Hossein Alizadeh, communications coordinator for the International Gay and Lesbian Human Rights Commission, recently returned from Turkey, where he was investigating the atmosphere facing queer asylum seekers. He was troubled by what he saw, noting "disappointment and frustration" among many of the people he spoke with.

According to Alizadeh, Turkey called only 3,000 refugees home as recently as 2003, before the Iraqi invasion. Today, that number is nearly 20,000, an estimated 150 of whom identify as LGBT.

"There are still refugees coming from Iran, and we get more and more coming in every time there is a political development in one country," he shared. "As more come in, the chance of the refugees finding a host country get slimmer and slimmer."

Another fear among LGBT rights activists working on the issue is that an influx of more gay refugees could result in an increased safety risk for the community. Already this year, ten transgender and gay people have been murdered within the country's borders, the result of both the conservative environment and limited police protection.

"Turkey doesn't like refugees," said Scott Long, director of Human Rights Watch's LGBT Rights Program. "They have to huddle, are subject to violence, are harassed and are accused of being devil worshippers. In some ways, it replicates their experience in Iran. The more of them there are, the more susceptible they will be."

A bittersweet choice

Arsham Parsi left his home of Iran to live in Turkey in 2005, when he discovered the police were seeking him out for his early efforts to organize and network with fellow Iranian gay activists. He stayed there for just over a year before seeking asylum in Toronto, Canada.

"The Iranian queer community who escapes to other countries have no other choice but to go through this process," explained Parsi, who is now executive director of the IRanian Queer Railroad (IRQR), an organization which provides support to gay Iranian refugees. "I had lots of problems [in Turkey], but I had no choice. It's about death or life, choosing between bad and worse."

Parsi echoed the sentiments of the report released by the Helsinki Citizens' Assembly and ORAM that major changes needed to be made to the UNHCR's method of processing and abjudicating refugee status for gay Iranian applicants. He is currently writing an open letter urging the organization to speed up their process. He hopes that other Western groups will sign on with their cause. A similar campaign launched by IRQR earlier this year successfully expediated country assignment for a number of gay refugees.

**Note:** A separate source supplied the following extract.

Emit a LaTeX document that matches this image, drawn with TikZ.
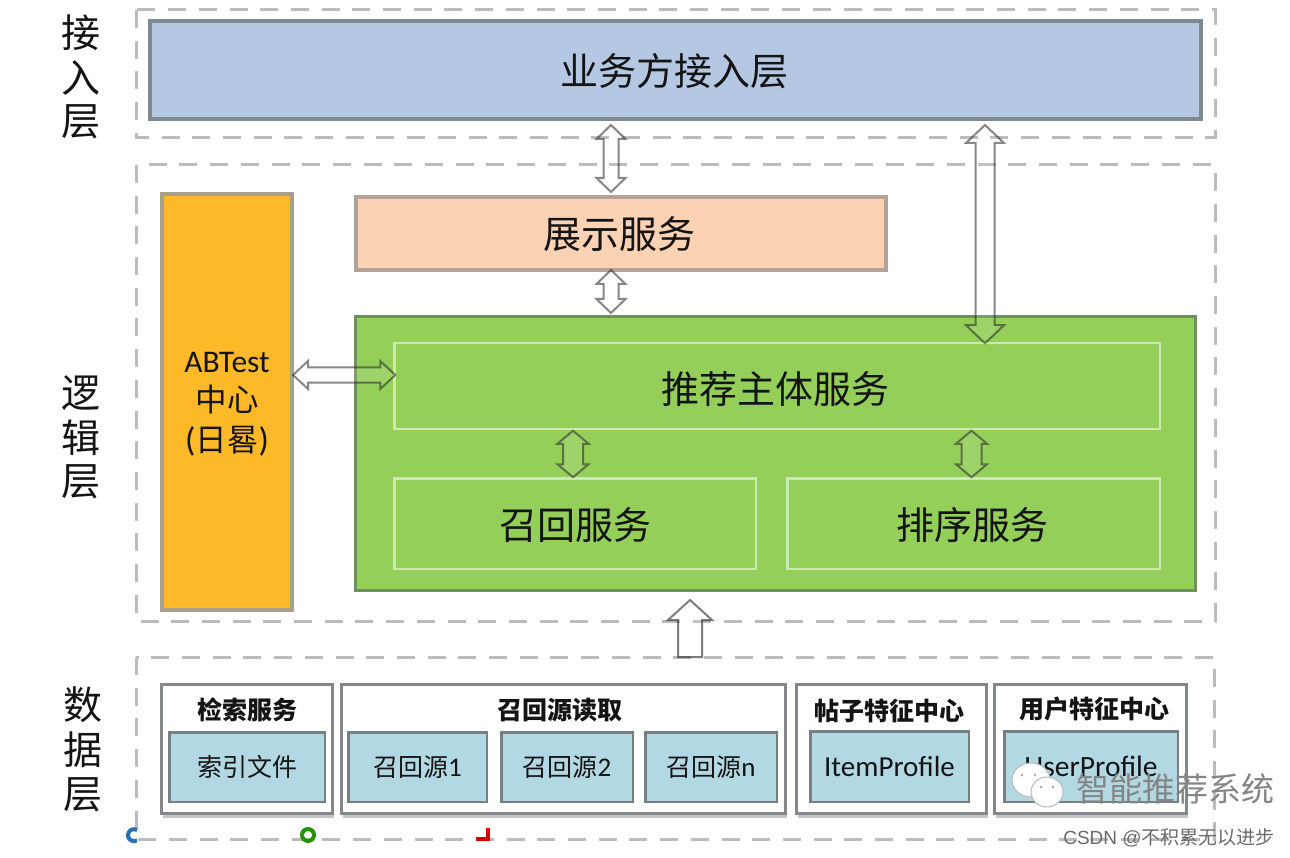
\documentclass[tikz,border=0pt]{standalone}
\usepackage{fontspec}
\usetikzlibrary{calc,shadows}
\setmainfont{Noto Sans CJK SC}
\newfontfamily\latinf{Carlito}
\newfontfamily\csdnf{Liberation Sans}
\definecolor{dashgray}{HTML}{BCBCBC}
\definecolor{topfill}{HTML}{B5C8E3}
\definecolor{topline}{HTML}{7F8992}
\definecolor{peach}{HTML}{FBD2B4}
\definecolor{peachline}{HTML}{B3A295}
\definecolor{greenfill}{HTML}{93CF59}
\definecolor{greenline}{HTML}{6F8F5F}
\definecolor{innerline}{HTML}{CBE9B0}
\definecolor{orangefill}{HTML}{FDB927}
\definecolor{orangeline}{HTML}{A9A08C}
\definecolor{cellfill}{HTML}{B2D8E4}
\definecolor{cellline}{HTML}{757F84}
\definecolor{holdline}{HTML}{85888A}
\definecolor{textdark}{HTML}{141414}
\newcommand{\nudge}[2]{\hspace*{-3pt}\raisebox{#1}[\height][\depth]{#2}}
\tikzset{
  x=1pt,y=-1pt,
  layerframe/.style={draw=dashgray,line width=3pt,dash pattern=on 18pt off 12.7pt},
  block/.style={rectangle,inner sep=0pt,outer sep=0pt,align=center,text=textdark,font=\fontsize{38}{42}\selectfont},
  sidelabel/.style={text=textdark,inner sep=0pt,font=\fontsize{39}{40}\selectfont},
  holder/.style={block,fill=white,draw=holdline,line width=3pt,drop shadow={shadow xshift=1pt,shadow yshift=-4pt,opacity=.45,fill=gray}},
  cell/.style={block,fill=cellfill,draw=cellline,line width=2.5pt,font=\fontsize{25}{28}\selectfont},
  headtext/.style={text=textdark,inner sep=0pt,font=\fontsize{25}{28}\selectfont\bfseries},
  dblarrow/.style n args={3}{draw=black!85,draw opacity=.55,line width=2pt,fill=white,fill opacity=.1,line join=miter,
    to path={
      (\tikztostart)
      -- ($(\tikztostart)!#3!(\tikztotarget)!#1!90:(\tikztotarget)$)
      -- ($(\tikztostart)!#3!(\tikztotarget)!#2!90:(\tikztotarget)$)
      -- ($(\tikztotarget)!#3!(\tikztostart)!#2!-90:(\tikztostart)$)
      -- ($(\tikztotarget)!#3!(\tikztostart)!#1!-90:(\tikztostart)$)
      -- (\tikztotarget)
      -- ($(\tikztotarget)!#3!(\tikztostart)!#1!90:(\tikztostart)$)
      -- ($(\tikztotarget)!#3!(\tikztostart)!#2!90:(\tikztostart)$)
      -- ($(\tikztostart)!#3!(\tikztotarget)!#2!-90:(\tikztotarget)$)
      -- ($(\tikztostart)!#3!(\tikztotarget)!#1!-90:(\tikztotarget)$)
      -- cycle}},
  uparrow/.style={draw=black!85,draw opacity=.6,line width=2pt,fill=white,fill opacity=.1,line join=miter,
    to path={
      ($(\tikztostart)!12pt!90:(\tikztotarget)$)
      -- ($(\tikztotarget)!20pt!(\tikztostart)!12pt!-90:(\tikztostart)$)
      -- ($(\tikztotarget)!20pt!(\tikztostart)!22pt!-90:(\tikztostart)$)
      -- (\tikztotarget)
      -- ($(\tikztotarget)!20pt!(\tikztostart)!22pt!90:(\tikztostart)$)
      -- ($(\tikztotarget)!20pt!(\tikztostart)!12pt!90:(\tikztostart)$)
      -- ($(\tikztostart)!12pt!-90:(\tikztotarget)$)
      -- cycle}},
}
\begin{document}
\begin{tikzpicture}
\useasboundingbox (0,0) rectangle (1290,858);
\fill[white] (0,0) rectangle (1290,858);
% layer frames
\draw[layerframe] (136,10) rectangle (1215,138);
\draw[layerframe] (136,165) rectangle (1215,621);
\draw[layerframe] (136,657) rectangle (1214,839);
% side labels
\node[sidelabel] (l1a) at (81,33) {接};
\node[sidelabel] (l1b) at (81,78) {入};
\node[sidelabel] (l1c) at (81,122) {层};
\node[sidelabel] (l2a) at (81,393) {逻};
\node[sidelabel] (l2b) at (81,438) {辑};
\node[sidelabel] (l2c) at (81,482) {层};
\node[sidelabel] (l3a) at (83,705) {数};
\node[sidelabel] (l3b) at (83,750) {据};
\node[sidelabel] (l3c) at (83,795) {层};
% main blocks
\node[block,fill=topfill,draw=topline,line width=4pt,minimum width=1051pt,minimum height=98pt,anchor=north west] (biz) at (150,21) {\nudge{-1pt}{业务方接入层}};
\node[block,fill=peach,draw=peachline,line width=4pt,minimum width=530pt,minimum height=73pt,anchor=north west] (show) at (356,197) {\nudge{-1pt}{展示服务}};
\node[block,fill=greenfill,draw=greenline,line width=3pt,minimum width=840pt,minimum height=274pt,anchor=north west] (green) at (355.5,316.5) {};
\node[block,draw=innerline,line width=2.5pt,minimum width=765.5pt,minimum height=85.5pt,anchor=north west] (main) at (394.25,343.25) {\nudge{-3pt}{推荐主体服务}};
\node[block,draw=innerline,line width=2.5pt,minimum width=361.5pt,minimum height=90.5pt,anchor=north west] (recall) at (394.25,478.25) {\raisebox{-2pt}[\height][\depth]{召回服务}};
\node[block,draw=innerline,line width=2.5pt,minimum width=372.5pt,minimum height=90.5pt,anchor=north west] (rank) at (787.25,478.25) {\nudge{-2pt}{排序服务}};
\node[block,fill=orangefill,draw=orangeline,line width=4pt,minimum width=130pt,minimum height=416pt,anchor=north west] (ab) at (162,194) {};
\node[block,font=\fontsize{31.5}{39.5}\selectfont] (abt) at (227,404) {{\latinf ABTest}\\中心\\{\latinf\fontsize{34}{39.5}\selectfont(}日晷{\latinf\fontsize{34}{39.5}\selectfont)}};
% data layer
\node[holder,minimum width=171pt,minimum height=129pt,anchor=north west] (h1) at (161.5,684.5) {};
\node[holder,minimum width=444pt,minimum height=129pt,anchor=north west] (h2) at (341.5,684.5) {};
\node[holder,minimum width=190pt,minimum height=129pt,anchor=north west] (h3) at (796.5,684.5) {};
\node[holder,minimum width=192pt,minimum height=129pt,anchor=north west] (h4) at (994.5,684.5) {};
\node[headtext] (t1) at (247,710) {检索服务};
\node[headtext] (t2) at (560,710) {召回源读取};
\node[headtext] (t3) at (889,711) {帖子特征中心};
\node[headtext] (t4) at (1094,709) {用户特征中心};
\node[cell,minimum width=155.5pt,minimum height=69.5pt,anchor=north west] (c1) at (169.25,732.25) {索引文件};
\node[cell,minimum width=138.5pt,minimum height=69.5pt,anchor=north west] (c2) at (348.25,732.25) {召回源{\latinf\fontsize{27}{28}\selectfont 1}};
\node[cell,minimum width=131.5pt,minimum height=69.5pt,anchor=north west] (c3) at (501.25,732.25) {召回源{\latinf\fontsize{27}{28}\selectfont 2}};
\node[cell,minimum width=131.5pt,minimum height=69.5pt,anchor=north west] (c4) at (645.25,732.25) {召回源{\latinf\fontsize{27}{28}\selectfont n}};
\node[cell,minimum width=158.5pt,minimum height=70.5pt,anchor=north west,font=\latinf\fontsize{29}{30}\selectfont] (c5) at (810.25,731.25) {ItemProfile};
\node[cell,minimum width=173.5pt,minimum height=70.5pt,anchor=north west,font=\latinf\fontsize{29.5}{30}\selectfont] (c6) at (1004.25,731.25) {UserProfile};
% connectors
\draw[dblarrow={14.5pt}{7.5pt}{14pt}] ($(show.north)+(-10,-5)$) to ($(biz.south -| show.north)+(-10,6)$);
\draw[dblarrow={14.5pt}{7.5pt}{14pt}] ($(green.north -| show.north)+(-10,-3.5)$) to ($(show.south)+(-10,0)$);
\draw[dblarrow={14pt}{7.5pt}{15pt}] ($(ab.east |- 0,375)+(1,0)$) to ($(main.west |- 0,375)+(1,0)$);
\draw[dblarrow={19pt}{9.5pt}{18pt}] (main.north -| 985,0) to ($(biz.south -| 985,0)+(0,6)$);
\draw[dblarrow={15.5pt}{10pt}{13pt}] ($(recall.north)+(-2,-1)$) to ($(main.south -| recall.north)+(-2,2)$);
\draw[dblarrow={15.5pt}{10pt}{13pt}] ($(rank.north)+(-2,-1)$) to ($(main.south -| rank.north)+(-2,2)$);
\draw[uparrow] (690,657) to ($(green.south -| 690,0)+(0,9.5)$);
% bottom-left fragments
\draw[line width=4pt,color=cyan!55!blue!85!black] (137,830) arc (60:300:6pt);
\draw[line width=4pt,color=green!50!black!85!yellow] (308,835) circle (6pt);
\draw[line width=4pt,color=red!85!black] (488,828) -- (488,839) -- (476,839);
% watermark
\begin{scope}[draw=gray!55,fill=white,line width=1pt]
\filldraw (1031,780) ellipse (19pt and 17pt);
\filldraw (1047,792) ellipse (16pt and 15pt);
\fill[gray!70] (1022,775) circle (1.3pt) (1035,775) circle (1.3pt) (1041,787) circle (1.3pt) (1053,787) circle (1.3pt);
\end{scope}
\node[inner sep=0pt,text=black!48,font=\fontsize{33}{35}\selectfont] (wm) at (1175,789) {智能推荐系统};
\node[inner sep=0pt,text=black!58,font=\csdnf\fontsize{19}{20}\selectfont] (csdn) at (1169,838) {CSDN @{\fontspec{Noto Sans CJK SC}不积累无以进步}};
\end{tikzpicture}
\end{document}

"We need international lobbying with UNHCR," Parsi said, noting that he is contact with Iranian refugees in a number of other nations also having difficulty. "Everyone knows they are dealing with lots of refugees and they have limited resources and staff, but the important issue is that Iranian queers are particularly vulnerable. They have to process their cases urgently because they are still facing discrimination."

The challenge to the international community

Fearing danger both in their abandoned homeland and in their temporary locations, queer Iranian refugees are indeed left in a quandary. They cannot return home, where it is estimated that thousands of gays and lesbians have been killed since 1979 and daily violence and intimidation continue, but their future remains shrouded in uncertainty.

Activists on the issue hope that LGBT and human rights organizations worldwide come to the aid of queer Iranian refugees, creating an international effort to prevent continued threats on personal safety.

"Significant steps must be taken to make LGBT refugees and asylum seekers safer in Turkey and in many other places throughout the world," said Neil Grungras, ORAM executive director. "The violence and abuses will diminish only when all responsible parties begin giving the problem the intensive and serious attention it deserves."

"It's an international challenge for the Iranian queer community," Parsi said "Where can we live freely and have our rights respected? Most [Western nations] will say that Iran is violating rights, but they should also respect those who escape from Iranian torture."